You’ve just summoned Spark’s powers into your hands. Feel that? That’s the rush of distributed computing! 😎

DataFrames: Like pandas, but on steroids 💪

If you’ve used pandas, you know DataFrames are your bread and butter for data manipulation. Well, guess what? PySpark has DataFrames too, but they can handle BIGGER data, and they do it with style. 😎

Let’s load a sample CSV file:

# Reading a CSV file into a PySpark DataFrame
df = spark.read.csv("/path/to/your/fancy_file.csv", header=True, inferSchema=True)

# Show the first few rows of the DataFrame
df.show(5)

Did you just read a file that’s bigger than your hard drive? Yes. Yes, you did. PySpark doesn’t care about petty things like storage space-it’s got distributed power! ⚡

DataFrames Are Lazy... But in a Good Way 🛌

Here’s the thing: PySpark DataFrames are like a friend who promises to do the dishes but waits until the very last second. They are lazy, which means they don’t actually do any work until you tell them to. This is called lazy evaluation.

Example: When you ask PySpark to do something, like filter some data:

# Filter rows where age is greater than 30
df_filtered = df.filter(df['age'] > 30)

Nothing happens. Nada. Zilch.
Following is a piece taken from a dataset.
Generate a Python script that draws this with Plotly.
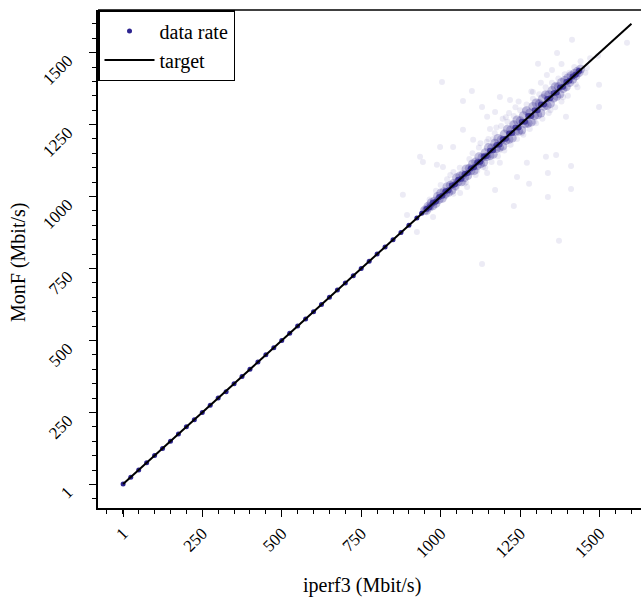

PySpark is chillin’. 🧘‍♂️

But when you force it to act (by using an action, like .show() or .collect()), that’s when it rolls up its sleeves and does the work.

# Now Spark gets off the couch and does something!
df_filtered.show()

RDDs: The Ancestors of DataFrames 🧙‍♂️

Before PySpark DataFrames, there were RDDs (Resilient Distributed Datasets). Imagine RDDs as wise old wizards who know all about data distribution but aren’t as easy to work with as DataFrames. 😅

While DataFrames are modern and optimized for SQL-like operations, RDDs are a bit more... hands-on. So, unless you want to feel like you’re casting spells on your data (which could be fun!), stick with DataFrames for now.
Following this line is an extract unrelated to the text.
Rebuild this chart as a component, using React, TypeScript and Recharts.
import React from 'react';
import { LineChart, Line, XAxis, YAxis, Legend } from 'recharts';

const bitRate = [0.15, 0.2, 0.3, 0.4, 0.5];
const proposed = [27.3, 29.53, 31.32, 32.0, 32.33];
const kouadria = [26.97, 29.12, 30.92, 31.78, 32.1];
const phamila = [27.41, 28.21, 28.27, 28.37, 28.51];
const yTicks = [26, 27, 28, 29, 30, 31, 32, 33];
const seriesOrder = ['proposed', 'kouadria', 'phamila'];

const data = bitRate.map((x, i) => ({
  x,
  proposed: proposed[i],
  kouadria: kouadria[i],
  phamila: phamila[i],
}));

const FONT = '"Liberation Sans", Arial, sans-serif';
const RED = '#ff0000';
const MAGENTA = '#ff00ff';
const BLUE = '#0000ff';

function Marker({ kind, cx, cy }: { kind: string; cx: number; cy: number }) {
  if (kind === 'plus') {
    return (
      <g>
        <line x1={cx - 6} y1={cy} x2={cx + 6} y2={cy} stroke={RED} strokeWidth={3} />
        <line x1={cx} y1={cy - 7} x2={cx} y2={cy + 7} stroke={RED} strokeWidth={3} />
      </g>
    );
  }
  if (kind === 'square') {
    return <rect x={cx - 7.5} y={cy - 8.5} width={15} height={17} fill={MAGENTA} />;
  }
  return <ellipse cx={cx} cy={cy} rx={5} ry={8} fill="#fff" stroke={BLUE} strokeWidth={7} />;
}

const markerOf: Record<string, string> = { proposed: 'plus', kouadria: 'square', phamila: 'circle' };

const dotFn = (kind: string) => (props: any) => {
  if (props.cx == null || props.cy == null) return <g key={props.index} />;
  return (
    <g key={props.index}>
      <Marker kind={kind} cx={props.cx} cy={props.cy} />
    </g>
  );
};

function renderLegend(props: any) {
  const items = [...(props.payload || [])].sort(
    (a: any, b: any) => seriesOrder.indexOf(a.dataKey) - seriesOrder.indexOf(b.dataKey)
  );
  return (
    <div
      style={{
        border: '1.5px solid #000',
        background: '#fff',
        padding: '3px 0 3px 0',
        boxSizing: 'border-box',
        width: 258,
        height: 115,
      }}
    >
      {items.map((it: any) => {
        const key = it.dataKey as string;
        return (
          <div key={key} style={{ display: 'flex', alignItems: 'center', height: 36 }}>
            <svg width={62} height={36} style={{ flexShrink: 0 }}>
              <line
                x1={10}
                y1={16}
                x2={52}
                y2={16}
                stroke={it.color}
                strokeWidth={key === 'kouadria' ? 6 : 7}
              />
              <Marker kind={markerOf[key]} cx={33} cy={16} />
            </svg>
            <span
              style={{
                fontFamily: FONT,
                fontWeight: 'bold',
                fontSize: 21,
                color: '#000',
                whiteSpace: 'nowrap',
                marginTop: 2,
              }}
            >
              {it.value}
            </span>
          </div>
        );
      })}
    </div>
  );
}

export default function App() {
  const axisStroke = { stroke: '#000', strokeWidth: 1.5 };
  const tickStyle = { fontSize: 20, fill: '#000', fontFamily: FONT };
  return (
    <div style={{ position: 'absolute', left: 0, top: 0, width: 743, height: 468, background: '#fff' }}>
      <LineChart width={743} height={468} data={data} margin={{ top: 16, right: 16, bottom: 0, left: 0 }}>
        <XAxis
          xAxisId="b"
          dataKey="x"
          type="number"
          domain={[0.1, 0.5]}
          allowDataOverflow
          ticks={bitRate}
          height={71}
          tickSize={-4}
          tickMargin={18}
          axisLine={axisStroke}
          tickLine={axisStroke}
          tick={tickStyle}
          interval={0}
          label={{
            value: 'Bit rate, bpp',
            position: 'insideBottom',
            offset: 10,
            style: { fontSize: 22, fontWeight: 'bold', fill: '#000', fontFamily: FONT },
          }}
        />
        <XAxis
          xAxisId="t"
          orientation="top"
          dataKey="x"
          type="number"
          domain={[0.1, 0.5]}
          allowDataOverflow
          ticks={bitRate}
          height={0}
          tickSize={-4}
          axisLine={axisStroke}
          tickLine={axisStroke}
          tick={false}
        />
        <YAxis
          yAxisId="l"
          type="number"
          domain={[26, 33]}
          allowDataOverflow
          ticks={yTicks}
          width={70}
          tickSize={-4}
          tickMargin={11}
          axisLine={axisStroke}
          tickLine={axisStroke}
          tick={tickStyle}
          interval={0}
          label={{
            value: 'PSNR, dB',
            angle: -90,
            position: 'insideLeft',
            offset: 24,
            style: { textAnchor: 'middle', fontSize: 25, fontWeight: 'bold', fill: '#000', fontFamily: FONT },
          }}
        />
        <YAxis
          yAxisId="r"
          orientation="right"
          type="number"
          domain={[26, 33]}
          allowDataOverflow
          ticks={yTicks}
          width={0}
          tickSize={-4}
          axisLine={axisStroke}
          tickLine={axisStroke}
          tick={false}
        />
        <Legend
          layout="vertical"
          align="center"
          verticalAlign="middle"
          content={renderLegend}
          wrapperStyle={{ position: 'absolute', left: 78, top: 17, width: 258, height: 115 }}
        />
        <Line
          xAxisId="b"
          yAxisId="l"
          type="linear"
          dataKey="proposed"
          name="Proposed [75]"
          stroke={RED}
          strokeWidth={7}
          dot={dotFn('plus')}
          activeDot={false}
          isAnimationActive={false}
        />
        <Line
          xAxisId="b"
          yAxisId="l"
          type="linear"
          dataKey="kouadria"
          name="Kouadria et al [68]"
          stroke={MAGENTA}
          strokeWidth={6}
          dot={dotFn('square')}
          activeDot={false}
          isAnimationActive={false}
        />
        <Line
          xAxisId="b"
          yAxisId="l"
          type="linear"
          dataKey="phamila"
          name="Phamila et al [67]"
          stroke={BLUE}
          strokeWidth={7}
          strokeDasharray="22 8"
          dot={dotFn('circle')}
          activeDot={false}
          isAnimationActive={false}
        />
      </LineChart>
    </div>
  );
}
Transformations vs Actions: The Yin and Yang of PySpark

  • Transformations: These are like making a to-do list. You say, "Spark, I want you to select some columns, filter, and group this data!" Spark nods but doesn’t move just yet. These are lazy operations.

    • Examples: .filter(), .select(), .groupBy()
  • Actions: This is you shouting, "DO THE THING!" And Spark, like a well-trained dog, jumps into action. These are the operations that trigger Spark to actually execute your transformations.

    • Examples: .show(), .count(), .collect()

Example Time! Let’s Do Something Cool 🎉

Let’s say we have a CSV file with employee data. Here’s what we can do:

# Read employee data
df = spark.read.csv("/path/to/employee_data.csv", header=True, inferSchema=True)

# Show the first 5 rows
df.show(5)

# Filter employees over 30 years old
adults = df.filter(df['age'] > 30)

# Group by department and count how many employees are in each department
department_count = adults.groupBy("department").count()

# Show the result
department_count.show()

Boom! You just manipulated big data like a pro. 🎩✨

Wrapping Up: Why PySpark?

So, why should you love PySpark? Here’s the TL;DR:

  • Speed: PySpark can process huge datasets in parallel across multiple machines. Your laptop never stood a chance.
  • Scale: Whether you’re working with 10MB or 10TB of data, PySpark’s got your back.
  • Power: SQL-like queries, machine learning, real-time analytics-all rolled into one package.